Flight delays per data set

flight_delay <- flights %>%
  select(carrier, dep_delay)
  view(flight_delay)

count missing values

flights %>%
  summarize(count = sum(is.na(dep_delay)))
## # A tibble: 1 × 1
##   count
##   <int>
## 1  8255

Box plot of delayed flights per airlines

flights %>%
  drop_na(carrier) %>%
  ggplot(aes(x= carrier,
             y= dep_delay,
             fill = carrier))+
  geom_boxplot()+
  xlab("Airlines")+
  ylab("Delayed Flights")+
  ggtitle("Box Plot Delayed Flights by Airlines")+
  theme_classic()
## Warning: Removed 8255 rows containing non-finite values (`stat_boxplot()`).

Box plot with jitter to see the amount of flights that were delayed per airline

flights %>%
  drop_na(carrier) %>%
  ggplot(aes(x= carrier,
             y= dep_delay,
             fill = carrier))+
  geom_boxplot()+
  coord_cartesian(ylim=c(-10,30))+
  geom_jitter(size = 0.1, alpha =0.1)+
  xlab("Airlines")+
  ylab("Delayed Flights")+
  ggtitle("Box Plot Delayed Flights by Airlines")+
  theme_classic()
## Warning: Removed 8255 rows containing non-finite values (`stat_boxplot()`).
## Warning: Removed 8255 rows containing missing values (`geom_point()`).

Shifted the boxplot to see the effect of time

flights %>%
  drop_na(carrier) %>%
  ggplot(aes(x= carrier,
             y= dep_delay,
             fill = carrier))+
  geom_boxplot()+
  coord_cartesian(ylim=c(-10,50))+ coord_flip()+
  xlab("Airlines")+
  ylab("Delayed Flights")+
  ggtitle("Box Plot Delayed Flights by Airlines")+
  theme_classic()
## Coordinate system already present.

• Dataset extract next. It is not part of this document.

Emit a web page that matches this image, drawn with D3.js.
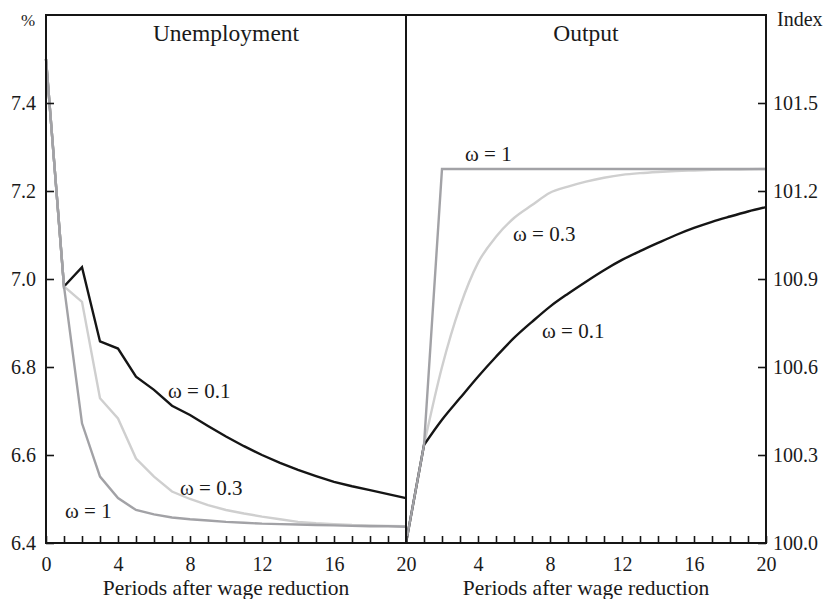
<!DOCTYPE html>
<html>
<head>
<meta charset="utf-8">
<script src="https://cdn.jsdelivr.net/npm/d3@7"></script>
<style>
  body { margin: 0; background: #fff; }
  svg text { font-family: "Liberation Serif", "Times New Roman", serif; fill: #1a1a1a; }
</style>
</head>
<body>
<div id="chart"></div>
<script>
// Periods after wage reduction
const periods = d3.range(0, 21);

// Unemployment, %
const unempW01 = [7.5, 6.983, 7.027, 6.858, 6.842, 6.778, 6.748, 6.712, 6.691, 6.666, 6.642, 6.620, 6.600, 6.582, 6.566, 6.552, 6.539, 6.529, 6.520, 6.511, 6.502];
const unempW03 = [7.5, 6.983, 6.948, 6.729, 6.683, 6.592, 6.551, 6.517, 6.500, 6.486, 6.475, 6.467, 6.460, 6.454, 6.448, 6.445, 6.443, 6.441, 6.440, 6.439, 6.438];
const unempW1  = [7.5, 6.983, 6.672, 6.551, 6.502, 6.475, 6.465, 6.458, 6.454, 6.451, 6.448, 6.446, 6.444, 6.443, 6.442, 6.441, 6.440, 6.439, 6.438, 6.438, 6.437];

// Output, index
const outW01 = [100, 100.334, 100.420, 100.494, 100.567, 100.635, 100.699, 100.754, 100.806, 100.850, 100.891, 100.930, 100.965, 100.995, 101.023, 101.050, 101.074, 101.095, 101.113, 101.130, 101.145];
const outW03 = [100, 100.334, 100.600, 100.806, 100.955, 101.044, 101.108, 101.152, 101.194, 101.215, 101.232, 101.245, 101.255, 101.261, 101.265, 101.268, 101.270, 101.272, 101.273, 101.274, 101.275];
const outW1  = [100, 100.334, 101.275, 101.275, 101.275, 101.275, 101.275, 101.275, 101.275, 101.275, 101.275, 101.275, 101.275, 101.275, 101.275, 101.275, 101.275, 101.275, 101.275, 101.275, 101.275];

const unempTicks = [6.4, 6.6, 6.8, 7.0, 7.2, 7.4];
const outTicks = [100.0, 100.3, 100.6, 100.9, 101.2, 101.5];

const W = 825, H = 599;
const plotTop = 15, plotBottom = 543;
const leftX0 = 46, midX = 406, rightX1 = 766;
const fs = 20;

const svg = d3.select("#chart").append("svg")
  .attr("width", W).attr("height", H);

// scales
const xL = d3.scaleLinear().domain([0, 20]).range([leftX0, midX]);
const xR = d3.scaleLinear().domain([0, 20]).range([midX, rightX1]);
const yL = d3.scaleLinear().domain([6.4, 7.6]).range([plotBottom, plotTop]);
const yR = d3.scaleLinear().domain([100, 101.8]).range([plotBottom, plotTop]);

// series (smooth: points from period 1 on are drawn as a smooth curve)
const colBlack = "#151515", colLight = "#cfcfcf", colMid = "#a2a2a6";
const leftSeries = [
  { vals: unempW01, color: colBlack, smooth: false },
  { vals: unempW03, color: colLight, smooth: false },
  { vals: unempW1, color: colMid, smooth: false }
];
const rightSeries = [
  { vals: outW03, color: colLight, smooth: true },
  { vals: outW01, color: colBlack, smooth: true },
  { vals: outW1, color: colMid, smooth: false }
];

function drawSeries(series, x, y, cls) {
  const lin = d3.line().x(d => x(d[0])).y(d => y(d[1]));
  const mono = d3.line().x(d => x(d[0])).y(d => y(d[1])).curve(d3.curveMonotoneX);
  series.forEach(s => {
    const pts = s.vals.map((v, i) => [periods[i], v]);
    const d = s.smooth
      ? lin(pts.slice(0, 2)) + mono(pts.slice(1)).replace(/^M/, "L")
      : lin(pts);
    svg.append("path")
      .attr("class", cls)
      .attr("d", d)
      .attr("fill", "none").attr("stroke", s.color)
      .attr("stroke-width", 2.4).attr("stroke-linejoin", "miter");
  });
}
drawSeries(leftSeries, xL, yL, "lineL");
drawSeries(rightSeries, xR, yR, "lineR");

// axes
function styleAxis(g) {
  g.select(".domain").remove();
  g.selectAll(".tick line").attr("stroke", "#151515").attr("stroke-width", 1.6);
  g.selectAll(".tick text").style("font-family", "Liberation Serif, serif")
    .style("font-size", fs + "px").attr("fill", "#1a1a1a");
}

svg.append("g").attr("transform", `translate(0,${plotBottom})`)
  .call(d3.axisBottom(xL).tickValues(periods).tickSizeInner(-7).tickSizeOuter(0).tickPadding(14)
    .tickFormat(d => d % 4 === 0 ? d : ""))
  .call(styleAxis);

svg.append("g").attr("transform", `translate(0,${plotBottom})`)
  .call(d3.axisBottom(xR).tickValues(periods).tickSizeInner(-7).tickSizeOuter(0).tickPadding(14)
    .tickFormat(d => d % 4 === 0 && d > 0 ? d : ""))
  .call(styleAxis);

svg.append("g").attr("transform", `translate(${leftX0},0)`)
  .call(d3.axisLeft(yL).tickValues(unempTicks).tickSizeInner(-8).tickSizeOuter(0).tickPadding(10)
    .tickFormat(d3.format(".1f")))
  .call(styleAxis);

svg.append("g").attr("transform", `translate(${rightX1},0)`)
  .call(d3.axisRight(yR).tickValues(outTicks).tickSizeInner(-8).tickSizeOuter(0).tickPadding(7)
    .tickFormat(d3.format(".1f")))
  .call(styleAxis);

// frame
svg.append("rect")
  .attr("x", leftX0).attr("y", plotTop)
  .attr("width", rightX1 - leftX0).attr("height", plotBottom - plotTop)
  .attr("fill", "none").attr("stroke", "#151515").attr("stroke-width", 2);
svg.append("line")
  .attr("x1", midX).attr("x2", midX).attr("y1", plotTop).attr("y2", plotBottom)
  .attr("stroke", "#151515").attr("stroke-width", 2);

// titles and units
svg.append("text").attr("x", (leftX0 + midX) / 2).attr("y", 41)
  .attr("text-anchor", "middle").style("font-size", "23.5px").text("Unemployment");
svg.append("text").attr("x", (midX + rightX1) / 2).attr("y", 41)
  .attr("text-anchor", "middle").style("font-size", "23.5px").text("Output");
svg.append("text").attr("x", 28).attr("y", 26)
  .attr("text-anchor", "middle").style("font-size", "17px").text("%");
svg.append("text").attr("x", 777).attr("y", 26)
  .style("font-size", fs + "px").text("Index");

svg.append("text").attr("x", (leftX0 + midX) / 2).attr("y", 595)
  .attr("text-anchor", "middle").style("font-size", "21.5px").text("Periods after wage reduction");
svg.append("text").attr("x", (midX + rightX1) / 2).attr("y", 595)
  .attr("text-anchor", "middle").style("font-size", "21.5px").text("Periods after wage reduction");

// series labels
const labels = [
  { t: "ω = 0.1", x: 168, y: 398 },
  { t: "ω = 0.3", x: 180, y: 495 },
  { t: "ω = 1", x: 65, y: 518 },
  { t: "ω = 1", x: 465, y: 161 },
  { t: "ω = 0.3", x: 513, y: 241 },
  { t: "ω = 0.1", x: 542, y: 338 }
];
svg.selectAll(".lab").data(labels).enter().append("text")
  .attr("class", "lab")
  .attr("x", d => d.x).attr("y", d => d.y)
  .style("font-size", "21px").text(d => d.t);
</script>
</body>
</html>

Adding new coordinate system, which will
## replace the existing one.
## Warning: Removed 8255 rows containing non-finite values (`stat_boxplot()`).

flights %>%
  drop_na(carrier) %>%
  ggplot(aes(x= carrier,
             y= dep_delay,
             fill = carrier))+
  geom_boxplot()+
  coord_cartesian(ylim=c(-10,30))+
  xlab("Airlines")+
  ylab("Delayed Flights")+
  ggtitle("Box Plot Delayed Flights by Airlines")+
  theme_classic()
## Warning: Removed 8255 rows containing non-finite values (`stat_boxplot()`).

I decided to make a box plot from the nycflights13 data set. I wanted to see the relationship between the airlines with the most delayed departure. The first box plot was the delayed departures between the airlines. This graph was too large to find anything that was significant. I zoomed in for the second box plot and saw how many flights were delayed per minute. I added a geom jitter to see all flights delayed per airline. On the y-axis, you had time; on the x-axis, you had the abbreviation of the airlines. The majority of the flights were, on avg, below 25 mins. The most significant outlier was that a flight was delayed for 1301 minutes, about 21 hours. The avg delay of all airlines was about 12 mins. For the third graph, I decided to flip the box plot to show the significance of time. The best chart was the last one. You can see the variation of flights that were delayed. Most airlines did depart part within 25 mins of departure time. Some airlines had extended quartile than others. For example, the interquartile range of Express Jet Airlines (EV) and Mesa (YV) was longer than most. That could mean that airlines need proper maintenance staff, or they have a more extensive range because they don’t fly out that often, and when these airlines do get delayed, it’s usually longer than the larger airlines with more fleets.